Davanti ai magistrati era rimasto muto come un pesce ma ora l’imprenditore Francesco Barachetti sembra aver ritrovato la voglia di parlare. Sfortunatamente per la Procura di Milano, diretta dal procuratore Francesco Greco (nella foto), non lo ha fatto per raccontare la sua versione sull’inchiesta legata all’acquisto dell’immobile di Cormano da parte della Lombardia film commission per la quale è finito ai domiciliari con l’accusa di peculato ed emissione di fatture false, ma per chiedere la revoca dell’ordinanza cautelare. Sull’istanza, depositata al Riesame dai legali Matteo Montaruli e Massimo Borghi, si dovrà esprimere il giudice di Milano in un’udienza non ancora messa in calendario ufficialmente anche se dovrebbe tenersi durante la prossima settimana.
IL PERSONAGGIO. L’imprenditore, già ribattezzato “l’elettricista della Lega” perché ritenuto dai pm come uomo “molto vicino al Carroccio”, è considerato dagli inquirenti come “il principale artefice di una complessa architettura contrattuale” che, attraverso l’incremento dei costi di una ristrutturazione effettuata solo sulla carta, avrebbe gonfiato il prezzo fino ad 800mila euro del capannone di Cormano nel milanese. Quest’ultimo, come noto, tra il 2017 e il 2018 è stato venduto alla Lombardia Film Commission, ente che si occupa della promozione cinematografica in Regione e che è partecipato dal Pirellone. Un affare che, stando alle indagini, avrebbe fruttato all’imprenditore la bellezza di 201mila euro.
Contrariamente a quanto potrebbe sostenere qualcuno, non si tratta di un personaggio secondario in questa vicenda perché i pm, come si legge negli atti dell’inchiesta, lo definiscono come un “personaggio legato ai commercialisti Alberto Di Rubba e Andrea Manzoni” e “più in generale al mondo della Lega”. Sospetto, questo, che è emerso anche da alcune segnalazioni di Bankitalia secondo cui Barachetti avrebbe ottenuto dal Carroccio o da entità ad esso collegate, come la Pontida Fin, oltre 2 milioni di euro negli ultimi anni. Timori confermati anche da una più recente informativa della Guardia di Finanza, anch’essa finita nel corposo fascicolo, da cui sono emersi elementi che dimostrerebbero che i contabili della Lega lavoravano all’operazione, assieme all’imprenditore Barachetti, da quasi 13 mesi prima della vendita effettiva, che risale al dicembre 2017.
I PRECEDENTI. La richiesta di Barachetti segue, di poco più di un mese, quella dei due commercialisti Di Rubba e Manzoni.

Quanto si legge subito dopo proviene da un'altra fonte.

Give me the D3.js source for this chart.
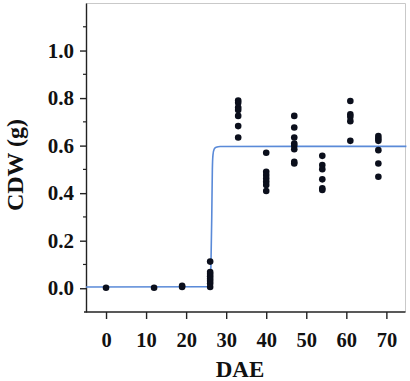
<!DOCTYPE html>
<html><head><meta charset="utf-8">
<script src="https://cdn.jsdelivr.net/npm/d3@7"></script>
<style>body{margin:0;background:#fff}svg{display:block}</style>
</head><body>
<svg id="c" width="410" height="381"></svg>
<script>
// Observed data: days after emergence (DAE) and canopy dry weight (g)
const days = [0, 12, 19, 26, 33, 40, 47, 54, 61, 68];
const cdw = [
  [0.002],
  [0.002],
  [0.005, 0.01],
  [0.005, 0.02, 0.03, 0.04, 0.05, 0.06, 0.068, 0.112],
  [0.79, 0.78, 0.76, 0.75, 0.725, 0.682, 0.634],
  [0.57, 0.49, 0.476, 0.462, 0.448, 0.434, 0.409],
  [0.725, 0.676, 0.634, 0.609, 0.599, 0.585, 0.532, 0.525],
  [0.557, 0.518, 0.501, 0.458, 0.42, 0.413],
  [0.788, 0.732, 0.721, 0.703, 0.62],
  [0.64, 0.63, 0.62, 0.581, 0.525, 0.469]
];
// Fitted curve
const curveX = [-5, 25.6, 26.0, 26.2, 26.4, 26.55, 26.7, 27.0, 27.5, 28.5, 75];
const curveY = [0.005, 0.006, 0.02, 0.1, 0.3, 0.5, 0.56, 0.585, 0.593, 0.596, 0.597];
const xTicks = [0, 10, 20, 30, 40, 50, 60, 70];
const yTicks = [0.0, 0.2, 0.4, 0.6, 0.8, 1.0];
const yMinor = [0.1, 0.3, 0.5, 0.7, 0.9, 1.1];

const svg = d3.select("#c");
const x = d3.scaleLinear().domain([-5, 75]).range([86, 406.4]);
const y = d3.scaleLinear().domain([-0.1, 1.2]).range([312, 3]);
const font = "'Liberation Serif','Times New Roman',serif";

// light frame top/right
svg.append("path").attr("d", `M86,3.5H405.5V312`).attr("fill","none")
  .attr("stroke","#c9c9c9").attr("stroke-width",1);

// y axis
const gy = svg.append("g").attr("transform","translate(86,0)")
  .call(d3.axisLeft(y).tickValues(yTicks).tickFormat(d3.format(".1f")).tickSize(6).tickSizeOuter(0));
gy.select(".domain").attr("stroke","#222").attr("stroke-width",1.4);
gy.selectAll(".tick line").attr("stroke","#222").attr("stroke-width",1.4);
gy.selectAll(".tick text").attr("font-family",font).attr("font-weight","bold")
  .attr("font-size",21).attr("fill","#111").attr("x",-12);
svg.append("g").selectAll("line").data(yMinor).join("line")
  .attr("x1",83).attr("x2",86).attr("y1",d=>y(d)).attr("y2",d=>y(d))
  .attr("stroke","#222").attr("stroke-width",1.2);

// x axis
const gx = svg.append("g").attr("transform","translate(0,312)")
  .call(d3.axisBottom(x).tickValues(xTicks).tickFormat(d3.format("d")).tickSize(7).tickSizeOuter(0).tickPadding(13));
gx.select(".domain").attr("stroke","#222").attr("stroke-width",1.4).attr("d","M84,0H405.5");
gx.selectAll(".tick line").attr("stroke","#222").attr("stroke-width",1.4);
gx.selectAll(".tick text").attr("font-family",font).attr("font-weight","bold")
  .attr("font-size",20.5).attr("fill","#111");

// curve
const pts = curveX.map((d,i)=>[d, curveY[i]]);
svg.append("path").datum(pts)
  .attr("d", d3.line().x(d=>x(d[0])).y(d=>y(d[1])).curve(d3.curveMonotoneX))
  .attr("fill","none").attr("stroke","#5a8ad8").attr("stroke-width",1.6);

// points
const flat = [];
days.forEach((d,i)=>cdw[i].forEach(v=>flat.push([d,v])));
svg.append("g").selectAll("circle").data(flat).join("circle")
  .attr("cx",d=>x(d[0])).attr("cy",d=>y(d[1])).attr("r",3.3).attr("fill","#0b0f1c");

// labels
svg.append("text").attr("x",240).attr("y",377).attr("text-anchor","middle")
  .attr("font-family",font).attr("font-weight","bold").attr("font-size",23).attr("fill","#111").text("DAE");
svg.append("text").attr("transform","translate(23,165) rotate(-90)").attr("text-anchor","middle")
  .attr("font-family",font).attr("font-weight","bold").attr("font-size",24).attr("fill","#111").text("CDW (g)");
</script>
</body></html>
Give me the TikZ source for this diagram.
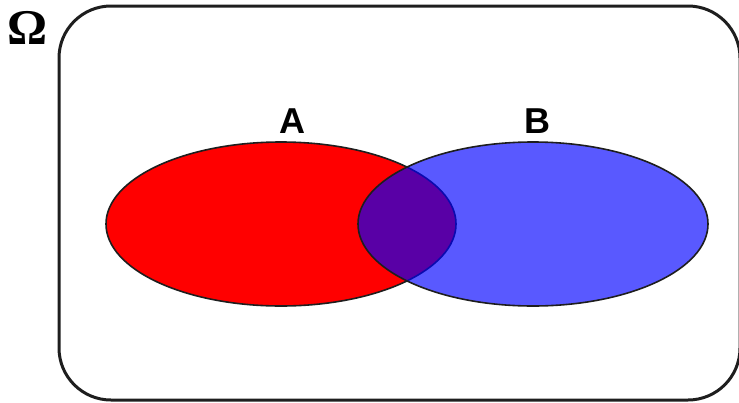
\documentclass[tikz,border=0pt]{standalone}
\usepackage{fontspec}
\setmainfont{Liberation Serif}
\setsansfont{Liberation Sans}
\usepackage{tikz}
\usetikzlibrary{shapes.geometric}
\definecolor{setred}{HTML}{FF0000}
\definecolor{setblue}{HTML}{0000FF}
\definecolor{frame}{HTML}{1E1E1E}

\begin{document}
\begin{tikzpicture}[x=1pt, y=-1pt,
  setbox/.style={ellipse, draw=frame, line width=1.6pt, minimum width=350pt, minimum height=164pt, inner sep=0pt},
  setlabel/.style={font=\sffamily\bfseries\fontsize{36}{36}\selectfont}
]
  \useasboundingbox (0,0) rectangle (739,402);
  \draw[frame, line width=3pt, rounded corners=52pt] (59,6) rectangle (740,400);
  \node[font=\bfseries\fontsize{50}{50}\selectfont] (omega) at (28,28) {Ω};
  \node[setbox, fill=setred] (A) at (281,224) {};
  \node[setbox, fill=setblue, fill opacity=0.65] (B) at (533,224) {};
  \node[setlabel] (labelA) at (292,121) {A};
  \node[setlabel] (labelB) at (537,121) {B};
\end{tikzpicture}
\end{document}
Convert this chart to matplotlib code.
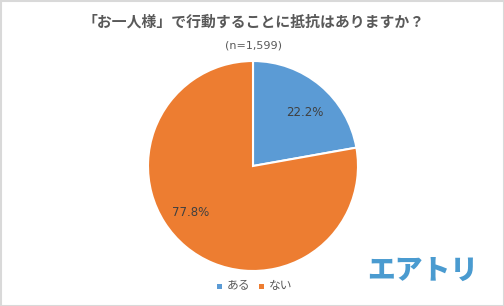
import matplotlib
matplotlib.use("Agg")
import matplotlib.pyplot as plt
from matplotlib.patches import Rectangle

plt.rcParams['font.family'] = ['Noto Sans CJK JP', 'DejaVu Sans']

categories = ["ある", "ない"]
values = [22.2, 77.8]
colors = ["#5b9bd5", "#ed7d31"]
title = "「お一人様」で行動することに抵抗はありますか？"
subtitle = "(n=1,599)"

W, H = 504, 306
fig = plt.figure(figsize=(W/100, H/100), dpi=100)
fig.patch.set_facecolor("white")

# border
fig.add_artist(Rectangle((0.5/W, 0.5/H), 1-1/W, 1-1/H, transform=fig.transFigure,
                         fill=False, edgecolor="#d9d9d9", linewidth=1.5))

cx, cy, r = 253, 166, 105
ax = fig.add_axes([(cx-r)/W, 1-(cy+r)/H, 2*r/W, 2*r/H])
wedges, texts = ax.pie(values, colors=colors, startangle=90, counterclock=False,
                       wedgeprops=dict(edgecolor="white", linewidth=1.5))
ax.set_aspect("auto")
ax.set_xlim(-1, 1); ax.set_ylim(-1, 1)

# value labels
label_pos = [(305, 112), (191, 212)]
for (x, y), v in zip(label_pos, values):
    fig.text(x/W, 1-y/H, f"{v:.1f}%", ha="center", va="center", fontsize=8.5,
             color="#404040", family=["DejaVu Sans"])

fig.text(254/W, 1-22/H, title, ha="center", va="center", fontsize=10.7,
         fontweight="bold", color="#595959")
fig.text(253/W, 1-46/H, subtitle, ha="center", va="center", fontsize=8,
         color="#595959", family=["DejaVu Sans"])

# legend
lx = [219, 261]
for x, c, lab in zip(lx, colors, categories):
    fig.add_artist(Rectangle(((x-2.5)/W, 1-(286+2.5)/H), 5/W, 5/H, transform=fig.transFigure,
                             facecolor=c, edgecolor="none"))
    fig.text((x+8)/W, 1-285/H, lab, ha="left", va="center", fontsize=8.5, color="#595959")

# logo
fig.text(423/W, 1-271/H, "エアトリ", ha="center", va="center", fontsize=20,
         fontweight="heavy", color="#4a9bd0")

fig.savefig("out.png", dpi=100, facecolor="white")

Proprio i fiscalisti, convinti di poterla spuntare, avevano tentato la sorte chiedendo la scarcerazione ma il Tribunale del Riesame di Milano li ha gelati confermando la misura degli arresti domiciliari e spiegando, nelle motivazioni del provvedimento, che Manzoni e Di Rubba sono “uomini di partito”. Chi, invece, ha avuto maggior fortuna è stato Luca Sostegni che, arrestato sempre nell’ambito di quest’inchiesta, dopo aver deciso di collaborare coi pm è riuscito a strappare il parere positivo del gip Giulio Fanales che, il 20 novembre, lo ha scarcerato a fronte di una “collaborazione proficua fornita dall’indagato allo sviluppo delle indagini, unitamente alle dichiarazioni ammissive in ordine alle proprie responsabilità, che consente di ritenere intervenuto un primo affievolimento del pericolo di reiterazione ” del reato, così da “rendere allo stato adeguata (…) la misura meno afflittiva rappresentata dagli arresti domiciliari”.